Learning to Control with Little Data
Complex engineering solutions often rely on control strategies that can be adapted to changing system parameters with little data and little time available. Often, this requires human input. A prime example is the success of pilots learning in real time to fly and safely land an airplane after it has been damaged. How could an autonomous system learn such adaptive control strategies?

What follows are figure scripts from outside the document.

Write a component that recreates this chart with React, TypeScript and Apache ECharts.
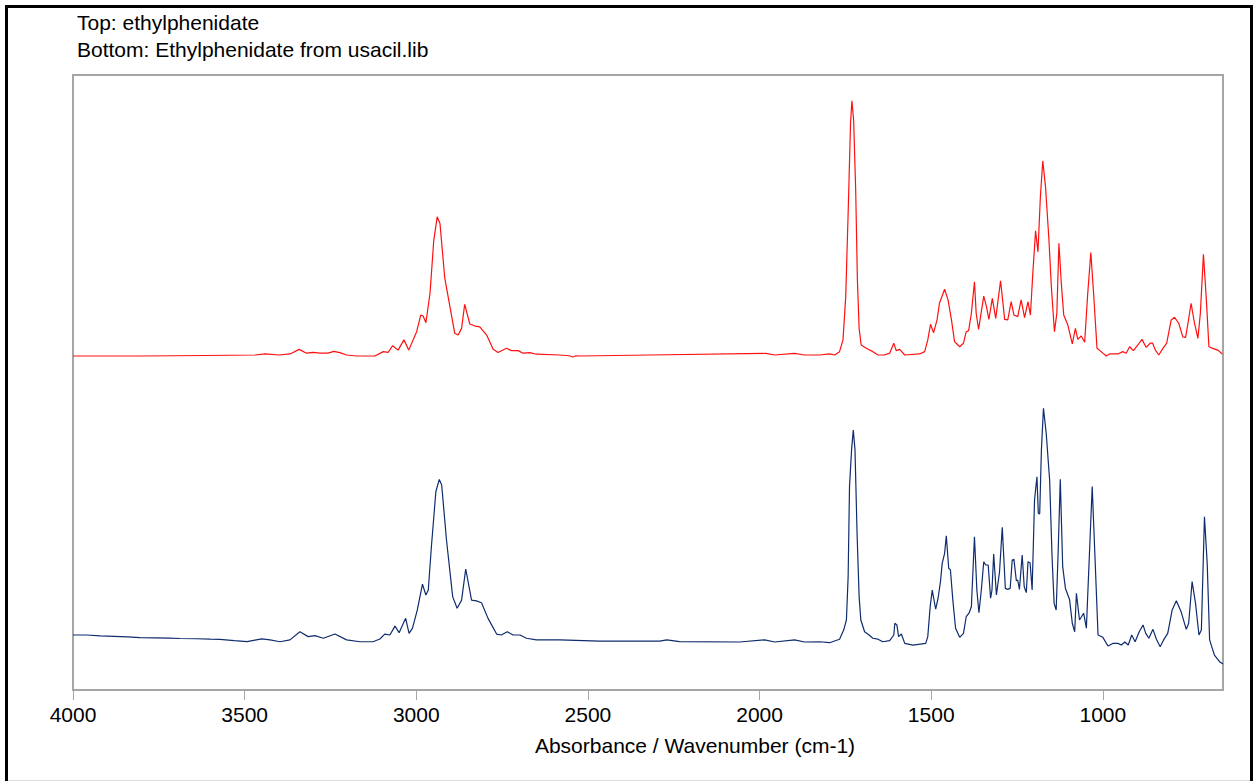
import React, { useEffect, useRef } from "react";
import * as echarts from "echarts";

const headerLines = ["Top: ethylphenidate", "Bottom: Ethylphenidate from usacil.lib"];
const axisTitle = "Absorbance / Wavenumber (cm-1)";
const xTicks = [4000, 3500, 3000, 2500, 2000, 1500, 1000];

// [wavenumber (cm-1), relative absorbance]
const topSpectrum: [number, number][] = [
  [4000, 0], [3800, 0], [3616, 0.002], [3470, 0.004], [3440, 0.008], [3400, 0.004], [3368, 0.008], [3341, 0.026],
  [3320, 0.011], [3300, 0.014], [3281, 0.011], [3257, 0.011], [3240, 0.018], [3223, 0.013], [3203, 0.004],
  [3174, 0], [3121, 0], [3096, 0.017], [3082, 0.014], [3069, 0.04], [3053, 0.023], [3036, 0.063], [3022, 0.023],
  [2999, 0.095], [2987, 0.16], [2980, 0.156], [2972, 0.13], [2960, 0.245], [2949, 0.453], [2939, 0.544],
  [2931, 0.518], [2917, 0.304], [2902, 0.193], [2888, 0.089], [2878, 0.082], [2868, 0.108], [2859, 0.202],
  [2844, 0.125], [2829, 0.117], [2815, 0.114], [2795, 0.082], [2776, 0.026], [2762, 0.014], [2737, 0.03],
  [2723, 0.021], [2703, 0.021], [2689, 0.011], [2669, 0.013], [2650, 0.007], [2582, 0.004], [2555, 0.001],
  [2544, -0.004], [2535, 0.001], [2524, 0], [2320, 0.004], [1982, 0.01], [1956, 0.004], [1898, 0.01], [1869, 0.004],
  [1825, 0.004], [1796, 0.008], [1781, 0.004], [1767, 0.017], [1757, 0.063], [1749, 0.232], [1742, 0.557],
  [1735, 0.909], [1731, 0.997], [1726, 0.922], [1720, 0.648], [1715, 0.297], [1710, 0.108], [1704, 0.043],
  [1689, 0.03], [1670, 0.017], [1655, 0.004], [1636, 0.004], [1621, 0.011], [1609, 0.05], [1602, 0.021],
  [1592, 0.026], [1577, 0.004], [1534, 0.008], [1519, 0.017], [1510, 0.063], [1502, 0.124], [1493, 0.091],
  [1483, 0.141], [1476, 0.206], [1461, 0.261], [1451, 0.219], [1441, 0.141], [1432, 0.056], [1417, 0.036],
  [1406, 0.05], [1398, 0.095], [1391, 0.099], [1383, 0.167], [1374, 0.29], [1369, 0.167], [1362, 0.104],
  [1347, 0.234], [1339, 0.193], [1332, 0.143], [1322, 0.225], [1312, 0.147], [1298, 0.294], [1286, 0.143],
  [1277, 0.141], [1267, 0.212], [1259, 0.16], [1248, 0.154], [1238, 0.219], [1228, 0.15], [1218, 0.212],
  [1211, 0.16], [1204, 0.323], [1196, 0.489], [1189, 0.407], [1182, 0.622], [1175, 0.762], [1167, 0.661],
  [1157, 0.453], [1150, 0.271], [1141, 0.095], [1134, 0.167], [1128, 0.44], [1121, 0.284], [1114, 0.16],
  [1102, 0.121], [1089, 0.047], [1080, 0.108], [1073, 0.065], [1063, 0.078], [1053, 0.054], [1044, 0.245],
  [1035, 0.404], [1027, 0.245], [1017, 0.03], [1005, 0.017], [990, 0], [980, 0.008], [956, 0.008], [942, 0.017],
  [932, 0.011], [922, 0.036], [911, 0.021], [898, 0.043], [886, 0.065], [874, 0.034], [862, 0.05], [855, 0.05],
  [847, 0.023], [837, 0.004], [825, 0.03], [814, 0.05], [801, 0.141], [791, 0.151], [779, 0.128], [767, 0.075],
  [759, 0.073], [752, 0.128], [743, 0.206], [733, 0.128], [723, 0.069], [716, 0.167], [707, 0.397], [699, 0.232],
  [691, 0.036], [680, 0.03], [665, 0.023], [652, 0.008],
];

const bottomSpectrum: [number, number][] = [
  [4000, 0.03], [3960, 0.03], [3921, 0.026], [3880, 0.024], [3840, 0.022], [3805, 0.019], [3760, 0.018],
  [3720, 0.017], [3688, 0.015], [3640, 0.014], [3600, 0.012], [3572, 0.011], [3530, 0.006], [3493, 0.002],
  [3470, 0.008], [3450, 0.013], [3426, 0.009], [3397, 0.001], [3368, 0.009], [3339, 0.044], [3315, 0.023],
  [3295, 0.027], [3271, 0.016], [3237, 0.034], [3203, 0.009], [3164, 0.001], [3126, 0.001], [3106, 0.013],
  [3092, 0.034], [3077, 0.03], [3062, 0.068], [3050, 0.04], [3031, 0.101], [3021, 0.037], [3011, 0.059],
  [2997, 0.137], [2982, 0.247], [2972, 0.201], [2965, 0.222], [2956, 0.407], [2943, 0.642], [2933, 0.695],
  [2926, 0.671], [2912, 0.436], [2894, 0.194], [2881, 0.144], [2868, 0.179], [2856, 0.312], [2839, 0.179],
  [2825, 0.176], [2810, 0.168], [2791, 0.101], [2766, 0.034], [2752, 0.03], [2735, 0.044], [2718, 0.03],
  [2698, 0.03], [2679, 0.016], [2650, 0.009], [2582, 0.009], [2466, 0.004], [2291, 0.004], [2270, 0.009],
  [2233, 0.002], [2058, 0], [1985, 0.009], [1956, 0], [1898, 0.009], [1869, 0], [1825, 0.001], [1796, -0.003],
  [1767, 0.012], [1755, 0.051], [1747, 0.094], [1742, 0.279], [1738, 0.664], [1732, 0.821], [1727, 0.906],
  [1722, 0.821], [1716, 0.465], [1710, 0.194], [1705, 0.094], [1694, 0.044], [1681, 0.03], [1670, 0.016],
  [1655, 0.012], [1641, 0.001], [1621, 0.006], [1609, 0.03], [1606, 0.08], [1600, 0.073], [1595, 0.023],
  [1587, 0.034], [1577, -0.006], [1553, -0.013], [1516, -0.006], [1510, 0.023], [1503, 0.151], [1497, 0.222],
  [1487, 0.14], [1480, 0.187], [1473, 0.258], [1468, 0.336], [1461, 0.379], [1456, 0.454], [1449, 0.315],
  [1444, 0.308], [1437, 0.179], [1429, 0.059], [1417, 0.02], [1406, 0.037], [1398, 0.108], [1390, 0.123],
  [1383, 0.151], [1374, 0.45], [1367, 0.222], [1361, 0.125], [1354, 0.222], [1347, 0.343], [1341, 0.329],
  [1334, 0.329], [1327, 0.187], [1323, 0.222], [1318, 0.376], [1310, 0.201], [1301, 0.3], [1293, 0.49],
  [1284, 0.229], [1277, 0.225], [1270, 0.229], [1264, 0.35], [1259, 0.353], [1252, 0.262], [1248, 0.265],
  [1243, 0.225], [1235, 0.372], [1229, 0.236], [1223, 0.211], [1218, 0.343], [1212, 0.339], [1206, 0.222],
  [1199, 0.607], [1192, 0.706], [1188, 0.55], [1184, 0.547], [1179, 0.821], [1173, 0.999], [1165, 0.892],
  [1155, 0.692], [1148, 0.365], [1142, 0.165], [1136, 0.137], [1130, 0.393], [1124, 0.695], [1117, 0.322],
  [1109, 0.229], [1097, 0.182], [1089, 0.08], [1082, 0.044], [1077, 0.208], [1068, 0.094], [1056, 0.123],
  [1048, 0.059], [1039, 0.379], [1031, 0.664], [1023, 0.365], [1014, 0.03], [1000, 0.02], [985, -0.017],
  [971, -0.006], [956, -0.006], [946, -0.013], [936, 0], [926, -0.013], [916, 0.03], [906, 0.001], [894, 0.044],
  [883, 0.073], [875, 0.037], [866, 0.016], [854, 0.054], [844, 0.012], [833, -0.02], [823, 0.009], [811, 0.037],
  [798, 0.137], [786, 0.176], [772, 0.129], [757, 0.054], [750, 0.08], [740, 0.258], [730, 0.165], [720, 0.03],
  [713, 0.051], [704, 0.535], [696, 0.336], [689, 0.009], [675, -0.056], [660, -0.084], [650, -0.094],
];

const FONT = "'Liberation Sans', Arial, sans-serif";

export default function App() {
  const ref = useRef<HTMLDivElement>(null);
  useEffect(() => {
    const chart = echarts.init(ref.current!, null, { renderer: "svg" });
    chart.setOption({
      animation: false,
      backgroundColor: "#ffffff",
      grid: {
        left: 73,
        top: 75,
        right: 34,
        bottom: 92,
        show: true,
        borderColor: "#a6a6a6",
        borderWidth: 2,
        backgroundColor: "transparent",
      },
      xAxis: {
        type: "value",
        inverse: true,
        min: 650,
        max: 4000,
        axisLine: { show: false, onZero: false },
        splitLine: { show: false },
        axisTick: {
          show: true,
          inside: false,
          length: 10,
          customValues: xTicks,
          lineStyle: { color: "#a6a6a6", width: 1 },
        },
        axisLabel: {
          customValues: xTicks,
          margin: 14,
          fontFamily: FONT,
          fontSize: 21,
          color: "#000",
          formatter: (v: number) => String(v),
        },
      },
      yAxis: [
        { type: "value", show: false, min: -1.3047, max: 1.0977, splitLine: { show: false } },
        { type: "value", show: false, min: -0.2051, max: 2.4231, splitLine: { show: false } },
      ],
      series: [
        {
          type: "line",
          name: "Top",
          data: topSpectrum,
          yAxisIndex: 0,
          symbol: "none",
          lineStyle: { color: "#ff1010", width: 1.2 },
        },
        {
          type: "line",
          name: "Bottom",
          data: bottomSpectrum,
          yAxisIndex: 1,
          symbol: "none",
          lineStyle: { color: "#0f2c6e", width: 1.2 },
        },
      ],
      graphic: [
        { type: "line", shape: { x1: 6.5, y1: 5, x2: 6.5, y2: 781 }, style: { stroke: "#000", lineWidth: 3 } },
        { type: "line", shape: { x1: 5, y1: 6.5, x2: 1253, y2: 6.5 }, style: { stroke: "#000", lineWidth: 3 } },
        { type: "line", shape: { x1: 1251.5, y1: 5, x2: 1251.5, y2: 781 }, style: { stroke: "#000", lineWidth: 3 } },
        { type: "line", shape: { x1: 8, y1: 780.5, x2: 1250, y2: 780.5 }, style: { stroke: "#dddddd", lineWidth: 1 } },
        {
          type: "text",
          x: 77,
          y: 22.7,
          style: { text: headerLines[0], font: `21px ${FONT}`, fill: "#000", verticalAlign: "middle", align: "left" },
        },
        {
          type: "text",
          x: 77,
          y: 49.7,
          style: { text: headerLines[1], font: `21px ${FONT}`, fill: "#000", verticalAlign: "middle", align: "left" },
        },
        {
          type: "text",
          x: 695,
          y: 745.7,
          style: { text: axisTitle, font: `21px ${FONT}`, fill: "#000", verticalAlign: "middle", align: "center" },
        },
      ],
    });
    return () => chart.dispose();
  }, []);
  return (
    <div
      ref={ref}
      style={{ position: "fixed", left: 0, top: 0, width: 1257, height: 782, background: "#fff" }}
    />
  );
}
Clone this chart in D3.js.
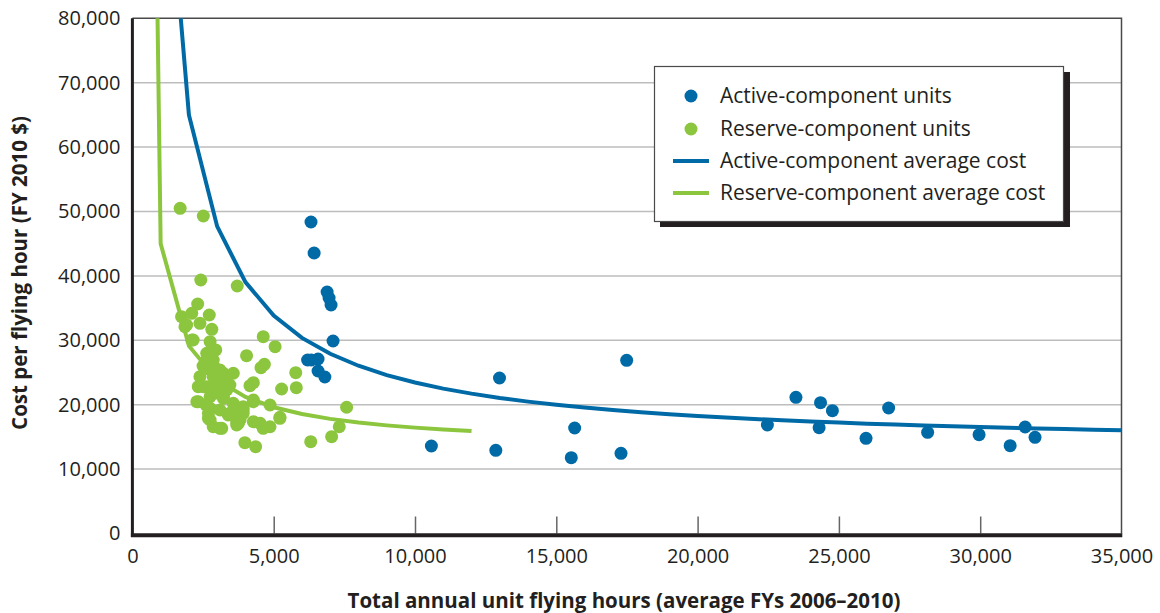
<!DOCTYPE html>
<html>
<head>
<meta charset="utf-8">
<script src="https://cdn.jsdelivr.net/npm/d3@7"></script>
<style>
  html, body { margin: 0; padding: 0; background: #ffffff; }
  svg { display: block; }
  text { font-family: "Open Sans", "Noto Sans", sans-serif; fill: #231f20; }
</style>
</head>
<body>
<svg id="chart" width="1160" height="613"></svg>
<script>
// ---------------- DATA ----------------
const xTicks = [0, 5000, 10000, 15000, 20000, 25000, 30000, 35000];
const yTicks = [0, 10000, 20000, 30000, 40000, 50000, 60000, 70000, 80000];

const activeHours = [6320, 6430, 6890, 6960, 7030, 7100, 6200, 6330, 6570, 6570, 6810,
  10580, 12860, 12990, 15530, 15650, 17290, 17490,
  22470, 23480, 24350, 24300, 24770, 25960, 26760, 28140, 29960, 31060, 31590, 31940];
const activeCost = [48370, 43560, 37500, 36570, 35480, 29890, 26940, 26940, 27100, 25230, 24300,
  13590, 12920, 24150, 11770, 16380, 12450, 26890,
  16850, 21150, 20310, 16430, 19070, 14780, 19490, 15710, 15340, 13640, 16540, 14940];

const reserveHours = [1690, 2510, 2420, 3710, 2310, 4630, 5050, 4040, 4550, 4670,
  5780, 5280, 5800, 4160, 4280, 7580, 7320, 7050, 6310, 3980,
  4360, 4870, 5220, 4870, 4630, 4280, 3750, 3920, 4280, 3450,
  1740, 2100, 2720, 1920, 2390, 2810, 2150, 2750, 2630, 2860,
  2390, 2750, 3100, 3570, 2510, 2980, 3340, 2280, 2750, 3220,
  2750, 2690, 2860, 3160, 3690, 3920, 4520, 5220, 1860, 2100,
  2750, 2860, 2630, 2860, 3220, 2330, 2630, 3100, 3450, 2330,
  3220, 2690, 3100, 2750, 3510, 3810, 3690, 3920, 3690, 3100,
  3570, 4280, 3390, 2500, 2950, 3000, 2600, 3300];
const reserveCost = [50500, 49300, 39360, 38430, 35640, 30560, 29010, 27610, 25750, 26270,
  24970, 22440, 22640, 22950, 23420, 19600, 16580, 15030, 14260, 14100,
  13480, 19950, 18040, 16580, 16330, 17360, 17110, 19180, 20470, 18660,
  33670, 34190, 33930, 32380, 32640, 31710, 30050, 29790, 27980, 26940,
  24350, 25390, 25390, 24880, 22800, 23320, 22280, 20470, 21240, 20990,
  19440, 17890, 16580, 16330, 17360, 19690, 17110, 17890, 32110, 30050,
  27720, 26160, 26940, 24350, 24880, 22800, 22800, 22800, 23060, 20470,
  21240, 18660, 19180, 17620, 18660, 17620, 19180, 18660, 16850, 16330,
  20220, 20730, 18400, 26000, 28500, 21800, 20000, 24000];

const activeCurveHours = [1000, 2000, 3000, 4000, 5000, 6000, 7000, 8000, 9000, 10000,
  11000, 12000, 13000, 14000, 15000, 16000, 17000, 18000, 19000, 20000,
  21000, 22000, 23000, 24000, 25000, 26000, 27000, 28000, 29000, 30000,
  31000, 32000, 33000, 34000, 35000];
const activeCurveCost = [116940, 65000, 47690, 39030, 33840, 30370, 27900, 26050, 24600, 23450,
  22500, 21720, 21050, 20480, 19990, 19550, 19170, 18830, 18530, 18250,
  18010, 17780, 17580, 17390, 17220, 17060, 16910, 16770, 16640, 16520,
  16410, 16310, 16210, 16120, 16030];

const reserveCurveHours = [100, 1000, 2000, 3000, 4000, 5000, 6000, 7000, 8000, 9000, 10000, 11000, 12000];
const reserveCurveCost = [330600, 45000, 29130, 23840, 21200, 19610, 18550, 17800, 17230, 16790, 16440, 16150, 15910];

const legendLabels = ["Active-component units", "Reserve-component units",
  "Active-component average cost", "Reserve-component average cost"];
const xTitle = "Total annual unit flying hours (average FYs 2006–2010)";
const yTitle = "Cost per flying hour (FY 2010 $)";

// ---------------- STYLE ----------------
const BLUE = "#006aa7";
const GREEN = "#8cc63f";
const INK = "#231f20";

const svg = d3.select("#chart");
const x = d3.scaleLinear().domain([0, 35000]).range([132.4, 1121.5]);
const y = d3.scaleLinear().domain([0, 80000]).range([533.5, 18.3]);

// clip
svg.append("defs").append("clipPath").attr("id", "plotclip")
  .append("rect").attr("x", x(0)).attr("y", y(80000))
  .attr("width", x(35000) - x(0)).attr("height", y(0) - y(80000));

// gridlines
svg.append("g").selectAll("line")
  .data(yTicks.filter(d => d > 0 && d < 80000)).join("line")
  .attr("x1", x(0)).attr("x2", x(35000))
  .attr("y1", d => y(d)).attr("y2", d => y(d))
  .attr("stroke", "#bdbdbd").attr("stroke-width", 1.5);

// frame top/right
svg.append("path")
  .attr("d", `M${x(0)},${y(80000)}H${x(35000)}V${y(0)}`)
  .attr("fill", "none").attr("stroke", "#4a4a4a").attr("stroke-width", 1.5);

// x axis
const xAxis = svg.append("g").attr("transform", `translate(0,${y(0)})`)
  .call(d3.axisBottom(x).tickValues(xTicks).tickSize(-17).tickPadding(0).tickFormat(d3.format(",")));
xAxis.select(".domain").remove();
xAxis.selectAll(".tick line").attr("stroke", "#666").attr("stroke-width", 1.5)
  .filter(d => d === 0 || d === 35000).remove();
xAxis.selectAll(".tick text").attr("y", 29).attr("dy", 0)
  .attr("font-size", 20).attr("fill", INK).attr("font-family", null);

// y axis
const yAxis = svg.append("g").attr("transform", `translate(${x(0)},0)`)
  .call(d3.axisLeft(y).tickValues(yTicks).tickSize(0).tickPadding(12).tickFormat(d3.format(",")));
yAxis.select(".domain").remove();
yAxis.selectAll(".tick text").attr("font-size", 20).attr("fill", INK).attr("font-family", null);

// thick axis lines
svg.append("line").attr("x1", x(0)).attr("x2", x(0)).attr("y1", y(80000)).attr("y2", y(0) + 3.5)
  .attr("stroke", INK).attr("stroke-width", 3);
svg.append("line").attr("x1", x(0) - 1.5).attr("x2", x(35000) + 0.8).attr("y1", y(0) + 1.8).attr("y2", y(0) + 1.8)
  .attr("stroke", INK).attr("stroke-width", 4);

// points
const plot = svg.append("g").attr("clip-path", "url(#plotclip)");
const R = 6.5;
plot.append("g").selectAll("circle")
  .data(reserveHours.map((h, i) => [h, reserveCost[i]])).join("circle")
  .attr("cx", d => x(d[0])).attr("cy", d => y(d[1])).attr("r", R).attr("fill", GREEN);
plot.append("g").selectAll("circle")
  .data(activeHours.map((h, i) => [h, activeCost[i]])).join("circle")
  .attr("cx", d => x(d[0])).attr("cy", d => y(d[1])).attr("r", R).attr("fill", BLUE);

// curves
const line = d3.line().x(d => x(d[0])).y(d => y(d[1]));
plot.append("path").datum(reserveCurveHours.map((h, i) => [h, reserveCurveCost[i]]))
  .attr("d", line).attr("fill", "none").attr("stroke", GREEN).attr("stroke-width", 4);
plot.append("path").datum(activeCurveHours.map((h, i) => [h, activeCurveCost[i]]))
  .attr("d", line).attr("fill", "none").attr("stroke", BLUE).attr("stroke-width", 4);

// axis titles
svg.append("text").attr("x", 624).attr("y", 608).attr("text-anchor", "middle")
  .attr("font-size", 20.5).attr("font-weight", "bold").text(xTitle);
svg.append("text").attr("transform", "translate(27,273) rotate(-90)").attr("text-anchor", "middle")
  .attr("font-size", 20.5).attr("font-weight", "bold").text(yTitle);

// legend
const lg = svg.append("g");
lg.append("rect").attr("x", 660).attr("y", 72).attr("width", 410).attr("height", 155).attr("fill", INK);
lg.append("rect").attr("x", 654.5).attr("y", 66.5).attr("width", 409).attr("height", 155)
  .attr("fill", "#fff").attr("stroke", "#4a4a4a").attr("stroke-width", 1.2);
const ly = [96, 129, 161, 193];
lg.append("circle").attr("cx", 691).attr("cy", ly[0]).attr("r", R).attr("fill", BLUE);
lg.append("circle").attr("cx", 691).attr("cy", ly[1]).attr("r", R).attr("fill", GREEN);
lg.append("line").attr("x1", 673).attr("x2", 709).attr("y1", ly[2]).attr("y2", ly[2]).attr("stroke", BLUE).attr("stroke-width", 4);
lg.append("line").attr("x1", 673).attr("x2", 709).attr("y1", ly[3]).attr("y2", ly[3]).attr("stroke", GREEN).attr("stroke-width", 4);
lg.selectAll("text.lab").data(legendLabels).join("text").attr("class", "lab")
  .attr("x", 720).attr("y", (d, i) => ly[i]).attr("dy", "0.35em")
  .attr("font-size", 21).text(d => d);
</script>
</body>
</html>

Motivated by this fundamental problem in control theory, this project studies simplified control scenarios to develop adaptive strategies with theoretical guarantees. We are particularly interested in agnostic problems, where the parameters of the underlying system dynamics are a priori completely unknown. We study systems with an unknown drift and systems with unknown feedback. In both cases, we propose strategies that are optimal or almost optimal with respect to multiplicative regret (also known as competitive ratio).
Publications
- J. Carruth, M. F. Eggl, C. L. Fefferman, C. W. Rowley, M. Weber (2021): Controlling Unknown Linear Dynamics with Bounded Multiplicative Regret. Revista Matemática Iberoamericana 38 (7), 2185–2216.
- C. L. Fefferman, B. Guillen Pegueroles, C. W. Rowley, M. Weber (2021): Optimal control with learning on the fly: a toy problem. Revista Matemática Iberoamericana 37 (1), 175–187.